There's no meaningful competition at the endemic land bird level. The Maldives has no endemic land birds worth speaking of — it's an atoll system with minimal terrestrial habitat, and birding there means seabirds from a boat. Mauritius and Réunion have their own endemics, including the Mauritius Kestrel and the Pink Pigeon, but the Seychelles outperforms both on sheer endemic count and on the accessibility of seabird colonies at scale. Compared to East African coastal birding — Kenya's coast, the Zanzibar Archipelago — the Seychelles has fewer total species but a far higher proportion of globally significant endemics. The closest genuine comparison in terms of island endemic density might be the Galápagos, but the logistics and cost of getting there make the Seychelles look straightforward by comparison. For the Indian Ocean specifically, the Seychelles is the birding destination. That's not a qualified statement.

What are the top bird watching tours and lodges in Seychelles?

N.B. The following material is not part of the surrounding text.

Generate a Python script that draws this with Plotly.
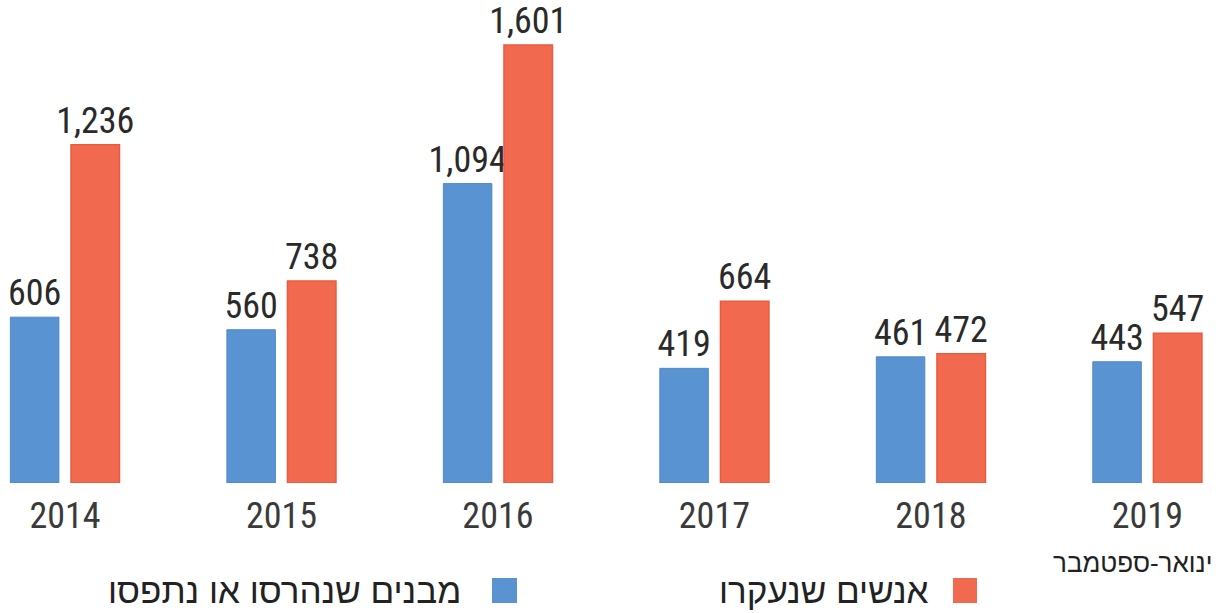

Nature Seychelles operates the most credible guided birding programmes, with access to Cousin Island and staff who have genuine field knowledge of endemic territories — their half-day Cousin Island tour runs approximately 600 SCR per person and is worth booking ahead. For self-guided birding, base yourself on Praslin rather than Mahé; properties like Coco de Mer Hotel put you within 20 minutes of the Vallée de Mai. Bird Island Lodge is essential for anyone targeting the Sooty Tern colony — basic accommodation, extraordinary birding, and a booking window that requires planning four to six months in advance for peak season. Cousine Island Resort offers the most intensive conservation-managed birding experience in the archipelago, but the rates reflect the exclusivity as much as the ecology. For Aride Island access, book directly with the Island Conservation Society — most general tour operators cannot reliably arrange this.